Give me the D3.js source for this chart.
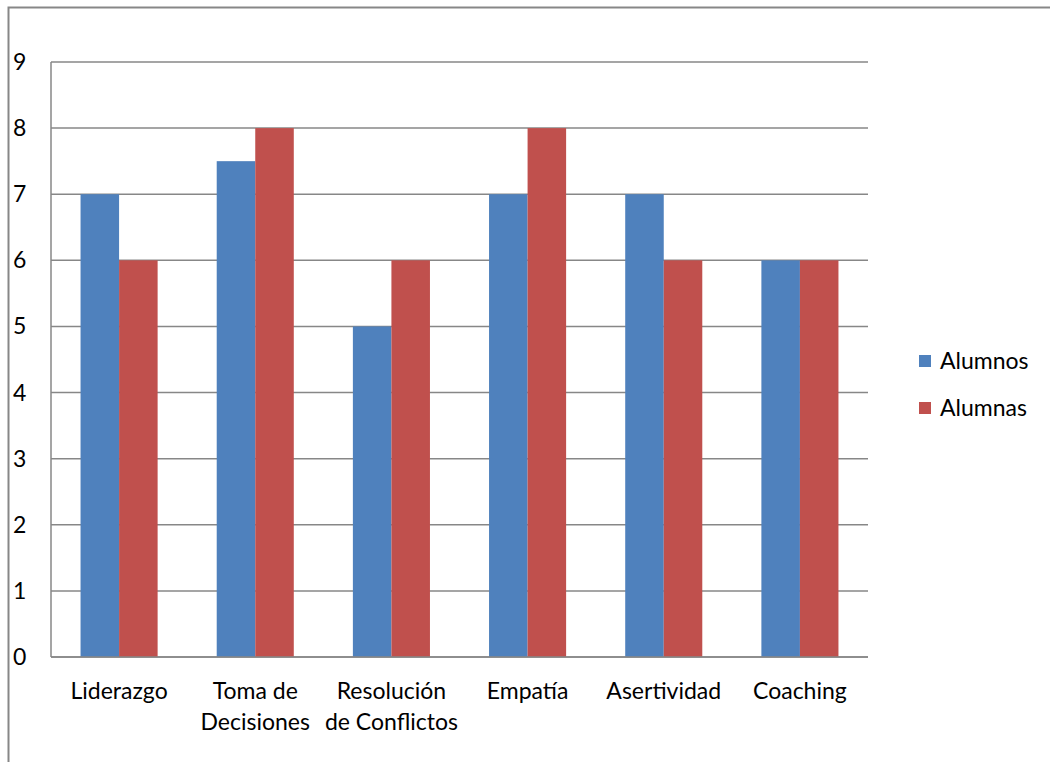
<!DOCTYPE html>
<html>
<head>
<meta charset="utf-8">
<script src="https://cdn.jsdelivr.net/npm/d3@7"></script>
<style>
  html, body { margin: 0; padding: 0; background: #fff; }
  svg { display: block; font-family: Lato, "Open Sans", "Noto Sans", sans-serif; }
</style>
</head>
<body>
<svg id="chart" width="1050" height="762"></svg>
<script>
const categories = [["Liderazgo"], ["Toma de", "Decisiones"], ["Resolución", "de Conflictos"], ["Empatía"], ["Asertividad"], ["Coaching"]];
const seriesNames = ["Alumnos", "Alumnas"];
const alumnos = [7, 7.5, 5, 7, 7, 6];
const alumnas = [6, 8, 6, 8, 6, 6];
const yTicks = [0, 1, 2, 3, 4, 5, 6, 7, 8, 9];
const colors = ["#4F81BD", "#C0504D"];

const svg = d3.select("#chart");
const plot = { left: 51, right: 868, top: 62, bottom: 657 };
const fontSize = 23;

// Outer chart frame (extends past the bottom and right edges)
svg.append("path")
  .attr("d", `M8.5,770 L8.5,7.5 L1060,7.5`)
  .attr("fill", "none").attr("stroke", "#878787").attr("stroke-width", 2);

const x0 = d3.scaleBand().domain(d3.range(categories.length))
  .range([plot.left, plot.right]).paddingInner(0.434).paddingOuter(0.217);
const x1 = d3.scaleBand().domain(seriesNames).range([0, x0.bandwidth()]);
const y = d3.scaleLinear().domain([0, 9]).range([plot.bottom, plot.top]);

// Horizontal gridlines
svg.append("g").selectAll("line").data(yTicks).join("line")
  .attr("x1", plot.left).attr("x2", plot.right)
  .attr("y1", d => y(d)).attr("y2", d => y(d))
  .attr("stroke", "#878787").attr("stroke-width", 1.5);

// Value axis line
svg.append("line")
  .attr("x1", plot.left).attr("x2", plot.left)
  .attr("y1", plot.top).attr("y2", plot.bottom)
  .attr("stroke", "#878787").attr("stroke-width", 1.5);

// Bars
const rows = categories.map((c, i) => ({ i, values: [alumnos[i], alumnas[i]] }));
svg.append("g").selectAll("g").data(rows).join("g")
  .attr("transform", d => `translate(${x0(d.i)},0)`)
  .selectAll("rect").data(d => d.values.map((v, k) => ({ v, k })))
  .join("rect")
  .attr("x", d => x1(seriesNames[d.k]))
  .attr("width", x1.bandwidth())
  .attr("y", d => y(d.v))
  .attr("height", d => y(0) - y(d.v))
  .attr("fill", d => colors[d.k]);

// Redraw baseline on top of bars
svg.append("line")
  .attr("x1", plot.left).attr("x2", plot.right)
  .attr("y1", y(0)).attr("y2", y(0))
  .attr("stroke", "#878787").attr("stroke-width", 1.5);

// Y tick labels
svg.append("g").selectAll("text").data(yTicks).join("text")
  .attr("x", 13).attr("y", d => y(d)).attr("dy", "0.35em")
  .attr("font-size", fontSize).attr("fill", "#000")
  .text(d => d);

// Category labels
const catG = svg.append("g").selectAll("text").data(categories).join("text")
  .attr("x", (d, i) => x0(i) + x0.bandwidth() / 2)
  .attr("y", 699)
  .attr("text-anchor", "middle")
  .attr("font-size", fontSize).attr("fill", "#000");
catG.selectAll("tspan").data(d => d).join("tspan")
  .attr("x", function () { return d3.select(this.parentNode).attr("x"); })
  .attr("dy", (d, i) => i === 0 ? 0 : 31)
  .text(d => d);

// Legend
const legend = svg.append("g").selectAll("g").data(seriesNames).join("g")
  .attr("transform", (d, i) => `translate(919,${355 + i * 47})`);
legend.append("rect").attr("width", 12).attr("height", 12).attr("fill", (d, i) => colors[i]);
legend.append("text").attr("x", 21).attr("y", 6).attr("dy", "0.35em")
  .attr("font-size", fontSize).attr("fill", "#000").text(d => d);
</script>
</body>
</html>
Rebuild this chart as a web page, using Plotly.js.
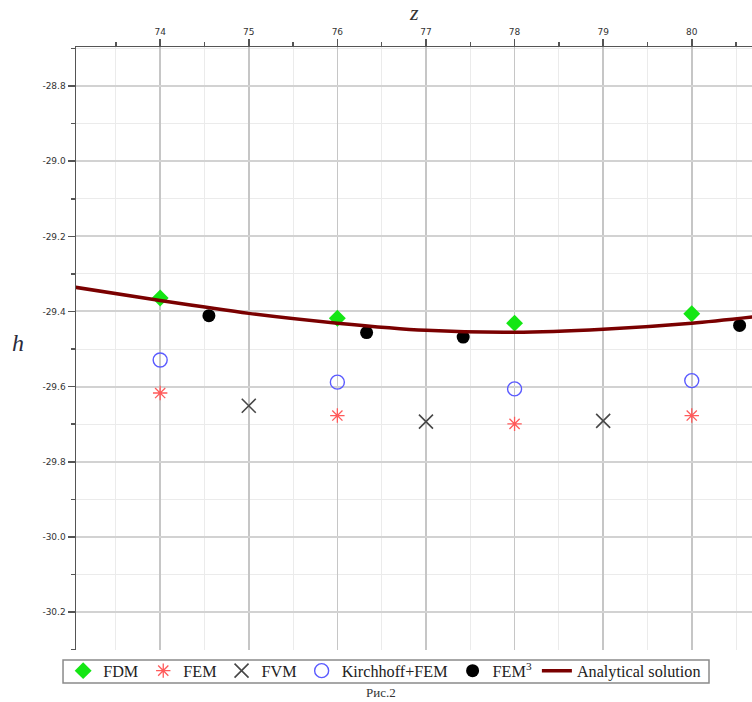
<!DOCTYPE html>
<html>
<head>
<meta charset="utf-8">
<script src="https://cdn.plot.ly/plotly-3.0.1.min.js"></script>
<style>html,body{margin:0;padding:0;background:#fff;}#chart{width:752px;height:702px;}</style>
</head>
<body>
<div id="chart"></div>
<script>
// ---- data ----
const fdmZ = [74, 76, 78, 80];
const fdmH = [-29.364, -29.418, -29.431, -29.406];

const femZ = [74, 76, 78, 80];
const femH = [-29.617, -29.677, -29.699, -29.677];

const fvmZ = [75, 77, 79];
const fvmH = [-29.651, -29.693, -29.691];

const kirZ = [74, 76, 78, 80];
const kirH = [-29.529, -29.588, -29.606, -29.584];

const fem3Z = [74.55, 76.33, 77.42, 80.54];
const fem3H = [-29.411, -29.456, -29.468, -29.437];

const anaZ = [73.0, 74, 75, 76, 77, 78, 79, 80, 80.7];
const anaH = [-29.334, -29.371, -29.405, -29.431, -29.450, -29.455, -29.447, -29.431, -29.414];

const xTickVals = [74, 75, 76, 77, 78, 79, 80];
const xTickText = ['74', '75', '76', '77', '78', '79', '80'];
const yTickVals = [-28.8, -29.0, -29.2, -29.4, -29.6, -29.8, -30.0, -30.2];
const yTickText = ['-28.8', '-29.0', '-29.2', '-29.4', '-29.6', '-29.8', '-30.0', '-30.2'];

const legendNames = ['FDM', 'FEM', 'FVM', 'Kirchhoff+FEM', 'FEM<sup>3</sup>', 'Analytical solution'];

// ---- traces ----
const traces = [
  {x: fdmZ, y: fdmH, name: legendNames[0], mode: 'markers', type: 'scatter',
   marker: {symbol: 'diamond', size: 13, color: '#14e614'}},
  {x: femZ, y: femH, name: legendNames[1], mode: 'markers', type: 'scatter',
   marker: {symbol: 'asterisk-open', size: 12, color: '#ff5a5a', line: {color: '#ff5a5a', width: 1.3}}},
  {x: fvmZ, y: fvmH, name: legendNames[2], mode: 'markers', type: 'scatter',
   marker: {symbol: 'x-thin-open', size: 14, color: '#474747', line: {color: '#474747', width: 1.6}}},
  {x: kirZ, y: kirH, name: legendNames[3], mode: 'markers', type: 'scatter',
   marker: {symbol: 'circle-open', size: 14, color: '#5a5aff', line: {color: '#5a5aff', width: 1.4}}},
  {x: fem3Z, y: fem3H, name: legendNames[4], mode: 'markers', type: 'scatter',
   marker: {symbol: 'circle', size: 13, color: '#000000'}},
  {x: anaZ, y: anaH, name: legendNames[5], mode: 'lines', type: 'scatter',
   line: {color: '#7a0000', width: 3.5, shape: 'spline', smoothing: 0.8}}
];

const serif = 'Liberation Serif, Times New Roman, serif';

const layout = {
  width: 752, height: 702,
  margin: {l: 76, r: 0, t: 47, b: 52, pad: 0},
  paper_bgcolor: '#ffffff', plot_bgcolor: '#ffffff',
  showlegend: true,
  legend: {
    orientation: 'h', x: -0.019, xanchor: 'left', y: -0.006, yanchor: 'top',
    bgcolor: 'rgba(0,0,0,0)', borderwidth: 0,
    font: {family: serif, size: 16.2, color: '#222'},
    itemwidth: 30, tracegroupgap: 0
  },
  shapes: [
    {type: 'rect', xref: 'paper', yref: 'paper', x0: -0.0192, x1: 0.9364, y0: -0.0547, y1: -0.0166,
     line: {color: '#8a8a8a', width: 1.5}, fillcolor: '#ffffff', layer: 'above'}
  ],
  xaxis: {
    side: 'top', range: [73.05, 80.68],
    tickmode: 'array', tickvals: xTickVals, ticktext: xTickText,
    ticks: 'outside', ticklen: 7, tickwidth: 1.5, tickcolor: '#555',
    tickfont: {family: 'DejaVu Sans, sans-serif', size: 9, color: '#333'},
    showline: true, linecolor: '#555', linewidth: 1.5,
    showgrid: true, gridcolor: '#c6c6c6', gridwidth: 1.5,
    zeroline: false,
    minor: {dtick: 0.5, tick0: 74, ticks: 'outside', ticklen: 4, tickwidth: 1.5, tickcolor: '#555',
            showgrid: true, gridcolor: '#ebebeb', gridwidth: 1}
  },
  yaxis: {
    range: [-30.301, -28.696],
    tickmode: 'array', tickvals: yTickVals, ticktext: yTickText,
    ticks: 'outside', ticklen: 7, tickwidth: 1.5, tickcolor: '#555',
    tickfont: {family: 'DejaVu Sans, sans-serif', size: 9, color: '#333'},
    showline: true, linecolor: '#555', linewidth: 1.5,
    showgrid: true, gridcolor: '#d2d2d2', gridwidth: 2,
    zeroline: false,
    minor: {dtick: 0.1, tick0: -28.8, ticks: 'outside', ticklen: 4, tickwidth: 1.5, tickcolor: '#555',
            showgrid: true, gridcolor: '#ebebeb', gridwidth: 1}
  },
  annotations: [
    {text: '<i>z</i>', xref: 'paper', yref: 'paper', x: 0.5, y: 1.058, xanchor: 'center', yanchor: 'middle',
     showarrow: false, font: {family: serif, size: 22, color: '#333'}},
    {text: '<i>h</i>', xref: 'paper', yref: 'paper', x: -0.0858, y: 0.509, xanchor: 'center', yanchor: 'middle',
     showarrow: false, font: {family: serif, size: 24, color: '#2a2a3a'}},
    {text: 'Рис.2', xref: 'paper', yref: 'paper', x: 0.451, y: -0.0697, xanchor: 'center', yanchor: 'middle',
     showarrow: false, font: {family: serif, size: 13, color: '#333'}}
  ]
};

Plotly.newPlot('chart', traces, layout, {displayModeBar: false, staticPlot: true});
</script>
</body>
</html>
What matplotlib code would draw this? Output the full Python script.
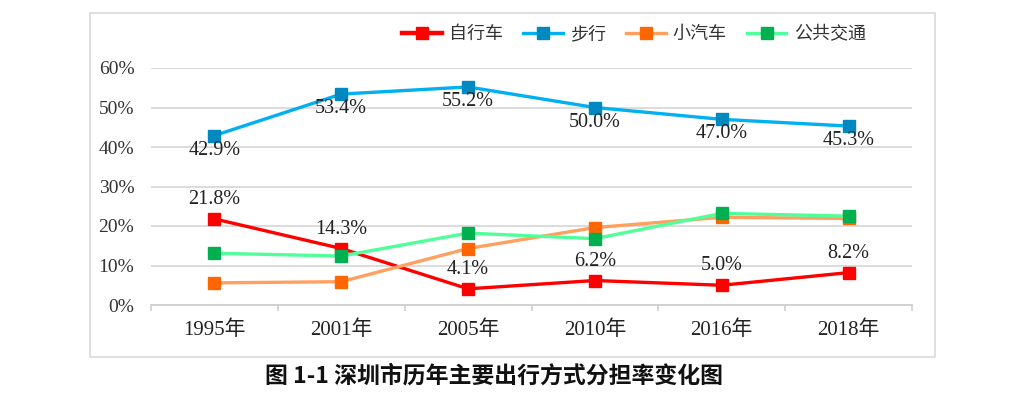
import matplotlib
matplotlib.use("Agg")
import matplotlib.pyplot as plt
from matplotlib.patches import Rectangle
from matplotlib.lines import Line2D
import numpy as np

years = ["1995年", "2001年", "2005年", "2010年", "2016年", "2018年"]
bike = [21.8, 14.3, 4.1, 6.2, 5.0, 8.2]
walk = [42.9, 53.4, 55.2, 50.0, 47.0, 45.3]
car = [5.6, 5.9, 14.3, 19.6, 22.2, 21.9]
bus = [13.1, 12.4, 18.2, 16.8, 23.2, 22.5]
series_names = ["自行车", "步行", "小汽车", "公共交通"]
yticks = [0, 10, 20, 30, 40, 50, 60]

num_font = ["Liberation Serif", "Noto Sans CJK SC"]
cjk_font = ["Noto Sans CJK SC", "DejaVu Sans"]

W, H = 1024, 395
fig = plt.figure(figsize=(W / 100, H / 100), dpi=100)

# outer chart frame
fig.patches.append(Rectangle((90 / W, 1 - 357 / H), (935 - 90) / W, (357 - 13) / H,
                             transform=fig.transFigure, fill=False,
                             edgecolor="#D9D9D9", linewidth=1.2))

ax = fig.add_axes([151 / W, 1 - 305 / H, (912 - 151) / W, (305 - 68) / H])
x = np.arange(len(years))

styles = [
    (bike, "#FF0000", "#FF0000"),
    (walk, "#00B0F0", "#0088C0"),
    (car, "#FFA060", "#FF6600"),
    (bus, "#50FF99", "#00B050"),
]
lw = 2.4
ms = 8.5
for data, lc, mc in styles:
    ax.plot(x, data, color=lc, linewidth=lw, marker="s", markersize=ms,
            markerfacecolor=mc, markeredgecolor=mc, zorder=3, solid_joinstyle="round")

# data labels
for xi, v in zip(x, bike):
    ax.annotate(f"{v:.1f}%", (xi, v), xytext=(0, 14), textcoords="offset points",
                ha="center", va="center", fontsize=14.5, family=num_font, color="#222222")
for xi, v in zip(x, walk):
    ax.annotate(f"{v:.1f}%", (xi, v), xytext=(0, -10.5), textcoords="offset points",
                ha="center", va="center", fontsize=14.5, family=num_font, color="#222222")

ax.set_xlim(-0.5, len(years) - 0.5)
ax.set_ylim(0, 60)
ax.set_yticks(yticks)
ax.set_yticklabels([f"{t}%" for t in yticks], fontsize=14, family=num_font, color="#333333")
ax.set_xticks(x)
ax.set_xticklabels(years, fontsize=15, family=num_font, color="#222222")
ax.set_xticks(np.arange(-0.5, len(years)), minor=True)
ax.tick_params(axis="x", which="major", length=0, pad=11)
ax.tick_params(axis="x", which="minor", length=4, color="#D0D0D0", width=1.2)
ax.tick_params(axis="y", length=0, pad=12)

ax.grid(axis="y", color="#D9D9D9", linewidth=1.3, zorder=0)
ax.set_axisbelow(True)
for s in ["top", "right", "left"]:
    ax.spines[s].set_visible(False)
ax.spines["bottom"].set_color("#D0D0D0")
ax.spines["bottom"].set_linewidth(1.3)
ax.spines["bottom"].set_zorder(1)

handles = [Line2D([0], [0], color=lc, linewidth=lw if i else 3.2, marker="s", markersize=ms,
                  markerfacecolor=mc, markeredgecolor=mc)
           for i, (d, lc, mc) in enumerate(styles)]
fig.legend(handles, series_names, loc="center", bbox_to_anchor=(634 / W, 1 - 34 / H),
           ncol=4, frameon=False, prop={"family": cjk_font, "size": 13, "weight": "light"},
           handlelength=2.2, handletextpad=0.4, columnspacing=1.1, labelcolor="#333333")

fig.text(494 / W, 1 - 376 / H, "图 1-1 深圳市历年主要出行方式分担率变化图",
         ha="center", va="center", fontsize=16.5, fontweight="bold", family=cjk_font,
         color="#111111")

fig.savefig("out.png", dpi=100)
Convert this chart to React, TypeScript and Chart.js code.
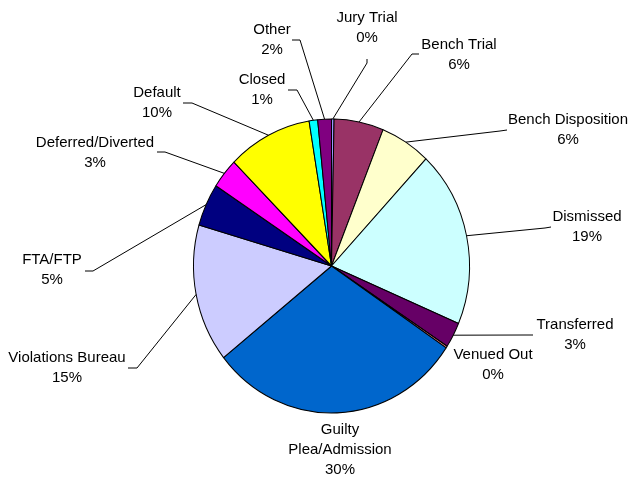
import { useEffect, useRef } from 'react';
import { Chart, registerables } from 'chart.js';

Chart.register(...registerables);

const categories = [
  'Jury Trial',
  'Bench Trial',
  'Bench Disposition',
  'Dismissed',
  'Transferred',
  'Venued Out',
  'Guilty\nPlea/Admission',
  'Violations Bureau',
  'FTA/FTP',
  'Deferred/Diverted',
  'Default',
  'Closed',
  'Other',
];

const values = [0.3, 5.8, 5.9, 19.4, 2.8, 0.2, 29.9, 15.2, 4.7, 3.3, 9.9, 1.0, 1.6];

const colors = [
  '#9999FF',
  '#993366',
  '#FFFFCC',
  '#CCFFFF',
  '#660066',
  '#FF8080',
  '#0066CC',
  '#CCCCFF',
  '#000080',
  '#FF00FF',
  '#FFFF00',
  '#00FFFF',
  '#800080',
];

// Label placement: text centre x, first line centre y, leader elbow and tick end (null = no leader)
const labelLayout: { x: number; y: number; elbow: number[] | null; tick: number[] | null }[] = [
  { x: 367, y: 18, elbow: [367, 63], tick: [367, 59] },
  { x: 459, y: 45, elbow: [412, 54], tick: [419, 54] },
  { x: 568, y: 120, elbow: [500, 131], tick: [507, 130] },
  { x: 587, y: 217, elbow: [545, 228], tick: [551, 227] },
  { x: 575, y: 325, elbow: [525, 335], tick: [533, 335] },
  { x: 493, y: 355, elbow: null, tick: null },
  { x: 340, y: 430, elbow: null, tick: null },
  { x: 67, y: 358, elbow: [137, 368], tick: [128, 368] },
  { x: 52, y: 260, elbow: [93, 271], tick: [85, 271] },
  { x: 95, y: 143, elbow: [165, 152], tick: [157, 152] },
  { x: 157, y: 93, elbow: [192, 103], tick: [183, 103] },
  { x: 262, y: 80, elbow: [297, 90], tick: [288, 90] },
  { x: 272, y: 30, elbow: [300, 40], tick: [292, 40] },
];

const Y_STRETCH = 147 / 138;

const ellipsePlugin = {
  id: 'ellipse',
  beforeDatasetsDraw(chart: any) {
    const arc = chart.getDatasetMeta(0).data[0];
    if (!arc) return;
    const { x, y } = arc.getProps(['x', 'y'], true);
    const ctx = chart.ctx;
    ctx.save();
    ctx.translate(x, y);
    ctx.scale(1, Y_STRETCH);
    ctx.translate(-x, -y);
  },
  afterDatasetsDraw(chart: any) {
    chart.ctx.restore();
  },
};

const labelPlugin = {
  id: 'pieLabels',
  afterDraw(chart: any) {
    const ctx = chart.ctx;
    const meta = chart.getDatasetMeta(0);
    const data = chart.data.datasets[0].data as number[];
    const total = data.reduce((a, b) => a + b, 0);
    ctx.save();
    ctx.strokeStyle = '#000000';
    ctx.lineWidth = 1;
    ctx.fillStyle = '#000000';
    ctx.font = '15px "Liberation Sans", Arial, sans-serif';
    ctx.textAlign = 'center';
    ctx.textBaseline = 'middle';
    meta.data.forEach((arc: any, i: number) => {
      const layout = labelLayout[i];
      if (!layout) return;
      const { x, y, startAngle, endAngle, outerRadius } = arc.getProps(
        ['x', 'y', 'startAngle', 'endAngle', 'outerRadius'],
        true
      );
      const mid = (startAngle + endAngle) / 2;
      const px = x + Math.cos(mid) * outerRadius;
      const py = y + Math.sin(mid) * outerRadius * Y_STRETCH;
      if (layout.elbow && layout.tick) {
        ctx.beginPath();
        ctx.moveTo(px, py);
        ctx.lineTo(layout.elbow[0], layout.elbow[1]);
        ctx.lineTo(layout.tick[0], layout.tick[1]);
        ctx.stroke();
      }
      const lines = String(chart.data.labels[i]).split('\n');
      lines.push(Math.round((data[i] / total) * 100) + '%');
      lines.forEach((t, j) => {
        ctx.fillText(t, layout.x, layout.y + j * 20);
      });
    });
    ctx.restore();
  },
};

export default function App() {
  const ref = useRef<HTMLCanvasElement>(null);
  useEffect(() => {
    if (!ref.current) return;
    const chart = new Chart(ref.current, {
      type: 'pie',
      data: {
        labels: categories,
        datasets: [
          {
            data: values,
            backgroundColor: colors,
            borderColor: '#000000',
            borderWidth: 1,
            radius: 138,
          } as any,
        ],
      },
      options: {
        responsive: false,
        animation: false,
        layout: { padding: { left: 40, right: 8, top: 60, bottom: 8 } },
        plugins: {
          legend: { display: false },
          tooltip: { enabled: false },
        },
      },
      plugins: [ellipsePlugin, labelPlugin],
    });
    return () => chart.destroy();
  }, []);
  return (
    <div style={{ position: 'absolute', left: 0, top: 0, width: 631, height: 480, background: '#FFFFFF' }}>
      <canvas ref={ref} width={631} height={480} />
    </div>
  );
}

■ **Requirements**
Everything above from the line with "Convert this chart" through the line with "Chart.register(...registerables);" should be retyped exactly, and nothing else; omit pictures.

■ **Task response**
Convert this chart to React, TypeScript and Chart.js code.
import { useEffect, useRef } from 'react';
import { Chart, registerables } from 'chart.js';

Chart.register(...registerables);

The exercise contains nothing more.